Given task: Retype the listing below line for line, but only from the line with "Generate a Python" down to the line with "from matplotlib.lines import Line2D", inclusive. Pictures stay out.

Input:
::::
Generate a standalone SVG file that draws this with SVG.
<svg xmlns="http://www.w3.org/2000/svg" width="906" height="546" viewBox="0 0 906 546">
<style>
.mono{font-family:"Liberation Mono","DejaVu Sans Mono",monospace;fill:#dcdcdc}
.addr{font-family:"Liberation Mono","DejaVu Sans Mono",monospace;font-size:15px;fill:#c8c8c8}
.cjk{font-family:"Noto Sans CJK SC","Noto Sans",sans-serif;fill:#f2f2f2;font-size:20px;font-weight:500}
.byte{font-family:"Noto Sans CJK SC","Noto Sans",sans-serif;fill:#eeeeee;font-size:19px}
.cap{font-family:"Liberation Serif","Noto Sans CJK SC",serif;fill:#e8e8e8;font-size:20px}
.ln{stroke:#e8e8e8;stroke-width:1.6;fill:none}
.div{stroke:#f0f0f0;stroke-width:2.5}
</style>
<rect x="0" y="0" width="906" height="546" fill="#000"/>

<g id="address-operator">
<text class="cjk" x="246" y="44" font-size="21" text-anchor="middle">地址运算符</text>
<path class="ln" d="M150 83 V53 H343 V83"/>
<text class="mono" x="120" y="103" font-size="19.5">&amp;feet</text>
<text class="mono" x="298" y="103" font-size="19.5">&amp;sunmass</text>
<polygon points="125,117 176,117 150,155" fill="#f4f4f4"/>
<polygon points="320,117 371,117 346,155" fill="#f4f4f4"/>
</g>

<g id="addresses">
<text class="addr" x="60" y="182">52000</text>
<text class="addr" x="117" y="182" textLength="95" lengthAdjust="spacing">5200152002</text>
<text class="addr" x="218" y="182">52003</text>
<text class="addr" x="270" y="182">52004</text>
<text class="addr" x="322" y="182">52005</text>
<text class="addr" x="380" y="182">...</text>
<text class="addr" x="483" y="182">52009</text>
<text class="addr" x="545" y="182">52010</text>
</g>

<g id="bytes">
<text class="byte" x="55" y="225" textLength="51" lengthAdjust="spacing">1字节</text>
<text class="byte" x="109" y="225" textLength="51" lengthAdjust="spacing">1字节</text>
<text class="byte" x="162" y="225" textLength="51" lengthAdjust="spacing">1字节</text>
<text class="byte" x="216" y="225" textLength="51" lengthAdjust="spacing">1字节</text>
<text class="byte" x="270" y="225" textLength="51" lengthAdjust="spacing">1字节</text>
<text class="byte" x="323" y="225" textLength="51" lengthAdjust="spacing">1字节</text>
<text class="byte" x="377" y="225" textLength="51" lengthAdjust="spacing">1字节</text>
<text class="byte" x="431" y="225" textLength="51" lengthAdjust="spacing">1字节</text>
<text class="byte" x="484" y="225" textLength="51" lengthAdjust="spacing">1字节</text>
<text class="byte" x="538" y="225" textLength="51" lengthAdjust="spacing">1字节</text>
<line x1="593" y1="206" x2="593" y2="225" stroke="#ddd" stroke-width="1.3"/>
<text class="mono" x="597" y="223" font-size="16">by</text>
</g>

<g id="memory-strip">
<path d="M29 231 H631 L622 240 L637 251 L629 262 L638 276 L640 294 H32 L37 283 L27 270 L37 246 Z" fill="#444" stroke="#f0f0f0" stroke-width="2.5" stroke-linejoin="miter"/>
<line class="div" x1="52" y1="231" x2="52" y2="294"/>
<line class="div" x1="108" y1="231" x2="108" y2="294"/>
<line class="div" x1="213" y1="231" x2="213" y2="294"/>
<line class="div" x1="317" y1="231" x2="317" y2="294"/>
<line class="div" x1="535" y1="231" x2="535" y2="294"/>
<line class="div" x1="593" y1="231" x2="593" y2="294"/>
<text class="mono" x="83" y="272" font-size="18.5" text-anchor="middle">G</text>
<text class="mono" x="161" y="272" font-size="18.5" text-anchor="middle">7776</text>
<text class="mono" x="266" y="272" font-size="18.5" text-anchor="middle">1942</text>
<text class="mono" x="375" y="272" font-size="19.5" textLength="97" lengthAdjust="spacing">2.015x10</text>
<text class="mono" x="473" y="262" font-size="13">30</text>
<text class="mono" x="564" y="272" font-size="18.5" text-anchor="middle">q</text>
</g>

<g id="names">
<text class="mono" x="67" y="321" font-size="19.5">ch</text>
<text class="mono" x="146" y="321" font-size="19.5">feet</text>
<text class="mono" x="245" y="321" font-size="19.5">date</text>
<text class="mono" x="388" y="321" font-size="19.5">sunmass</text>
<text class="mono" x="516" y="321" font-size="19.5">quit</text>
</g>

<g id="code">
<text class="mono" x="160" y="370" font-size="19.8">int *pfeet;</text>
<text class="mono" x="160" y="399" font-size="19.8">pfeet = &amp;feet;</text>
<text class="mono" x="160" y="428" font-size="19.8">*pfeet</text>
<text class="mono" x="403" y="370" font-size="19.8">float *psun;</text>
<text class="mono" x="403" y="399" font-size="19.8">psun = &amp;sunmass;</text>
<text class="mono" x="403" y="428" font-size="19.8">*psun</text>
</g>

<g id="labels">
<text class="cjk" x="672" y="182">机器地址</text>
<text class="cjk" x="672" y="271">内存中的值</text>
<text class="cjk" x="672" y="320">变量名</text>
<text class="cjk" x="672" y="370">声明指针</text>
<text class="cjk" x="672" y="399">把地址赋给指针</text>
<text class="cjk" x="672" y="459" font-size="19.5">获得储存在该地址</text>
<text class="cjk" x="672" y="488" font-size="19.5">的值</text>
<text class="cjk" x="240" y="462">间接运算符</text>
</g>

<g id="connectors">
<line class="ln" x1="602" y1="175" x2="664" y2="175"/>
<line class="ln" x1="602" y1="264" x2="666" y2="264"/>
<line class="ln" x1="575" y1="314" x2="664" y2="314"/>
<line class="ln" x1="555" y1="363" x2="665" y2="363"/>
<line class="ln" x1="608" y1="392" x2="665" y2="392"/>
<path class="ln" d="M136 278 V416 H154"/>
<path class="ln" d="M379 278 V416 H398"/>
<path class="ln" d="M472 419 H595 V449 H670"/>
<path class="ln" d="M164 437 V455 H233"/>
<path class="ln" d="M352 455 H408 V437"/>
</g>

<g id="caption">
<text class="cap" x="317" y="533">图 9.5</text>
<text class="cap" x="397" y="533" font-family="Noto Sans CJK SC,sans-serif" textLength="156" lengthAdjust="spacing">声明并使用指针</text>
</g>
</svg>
::::
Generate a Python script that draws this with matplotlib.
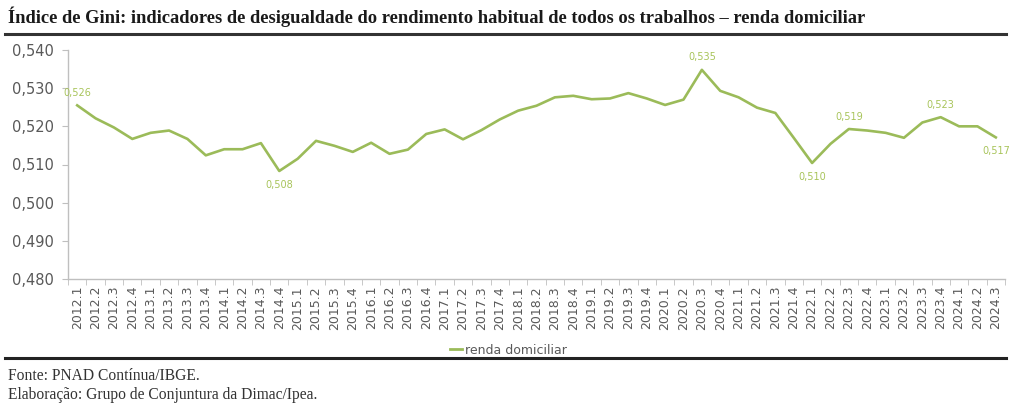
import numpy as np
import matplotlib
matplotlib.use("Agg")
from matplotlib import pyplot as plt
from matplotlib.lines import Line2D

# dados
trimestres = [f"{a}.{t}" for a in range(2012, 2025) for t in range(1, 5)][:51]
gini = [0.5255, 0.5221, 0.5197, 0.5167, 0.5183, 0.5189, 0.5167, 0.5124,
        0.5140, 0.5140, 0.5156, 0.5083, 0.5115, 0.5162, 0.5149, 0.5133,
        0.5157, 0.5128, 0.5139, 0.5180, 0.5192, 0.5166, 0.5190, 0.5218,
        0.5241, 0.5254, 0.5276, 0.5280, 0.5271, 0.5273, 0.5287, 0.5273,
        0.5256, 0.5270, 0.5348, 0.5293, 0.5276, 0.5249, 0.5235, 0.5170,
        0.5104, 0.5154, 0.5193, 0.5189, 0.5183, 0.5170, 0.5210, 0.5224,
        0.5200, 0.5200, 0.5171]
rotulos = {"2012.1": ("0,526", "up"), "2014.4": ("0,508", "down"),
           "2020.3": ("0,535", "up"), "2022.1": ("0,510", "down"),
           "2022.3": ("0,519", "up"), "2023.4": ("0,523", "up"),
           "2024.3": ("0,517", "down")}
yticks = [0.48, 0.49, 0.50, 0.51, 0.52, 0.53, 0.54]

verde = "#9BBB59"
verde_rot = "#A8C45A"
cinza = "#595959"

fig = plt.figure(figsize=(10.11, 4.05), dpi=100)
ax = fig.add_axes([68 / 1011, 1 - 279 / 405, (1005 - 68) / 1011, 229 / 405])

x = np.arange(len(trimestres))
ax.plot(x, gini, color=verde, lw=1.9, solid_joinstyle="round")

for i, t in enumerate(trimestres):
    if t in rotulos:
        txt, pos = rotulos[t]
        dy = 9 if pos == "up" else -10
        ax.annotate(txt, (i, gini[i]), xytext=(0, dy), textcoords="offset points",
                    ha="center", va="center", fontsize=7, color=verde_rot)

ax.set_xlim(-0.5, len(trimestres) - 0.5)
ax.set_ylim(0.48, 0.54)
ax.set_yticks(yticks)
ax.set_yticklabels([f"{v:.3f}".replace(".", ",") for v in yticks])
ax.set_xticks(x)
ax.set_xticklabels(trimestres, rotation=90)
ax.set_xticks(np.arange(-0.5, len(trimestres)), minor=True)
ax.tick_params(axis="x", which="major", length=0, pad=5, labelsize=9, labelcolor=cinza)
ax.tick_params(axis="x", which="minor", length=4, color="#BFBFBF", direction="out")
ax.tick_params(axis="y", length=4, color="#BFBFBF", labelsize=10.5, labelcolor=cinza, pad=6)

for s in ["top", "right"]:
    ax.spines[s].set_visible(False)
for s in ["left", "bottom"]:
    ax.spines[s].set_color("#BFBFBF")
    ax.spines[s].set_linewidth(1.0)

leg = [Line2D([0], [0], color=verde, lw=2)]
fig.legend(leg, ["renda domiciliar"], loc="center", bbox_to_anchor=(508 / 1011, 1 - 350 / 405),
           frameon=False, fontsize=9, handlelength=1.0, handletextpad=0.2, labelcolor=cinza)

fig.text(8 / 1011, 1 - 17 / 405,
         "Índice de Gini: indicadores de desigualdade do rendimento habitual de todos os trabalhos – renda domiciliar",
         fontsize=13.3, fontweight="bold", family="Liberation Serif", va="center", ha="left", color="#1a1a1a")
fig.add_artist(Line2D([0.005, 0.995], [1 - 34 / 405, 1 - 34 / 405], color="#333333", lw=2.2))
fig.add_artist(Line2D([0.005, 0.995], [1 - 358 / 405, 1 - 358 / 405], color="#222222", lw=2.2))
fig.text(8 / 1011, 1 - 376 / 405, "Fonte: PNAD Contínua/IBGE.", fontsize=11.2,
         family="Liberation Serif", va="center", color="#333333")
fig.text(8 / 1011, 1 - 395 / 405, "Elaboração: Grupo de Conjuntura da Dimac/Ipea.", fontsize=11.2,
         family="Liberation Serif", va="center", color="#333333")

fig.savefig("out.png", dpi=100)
::::
The result:
Generate a Python script that draws this with matplotlib.
import numpy as np
import matplotlib
matplotlib.use("Agg")
from matplotlib import pyplot as plt
from matplotlib.lines import Line2D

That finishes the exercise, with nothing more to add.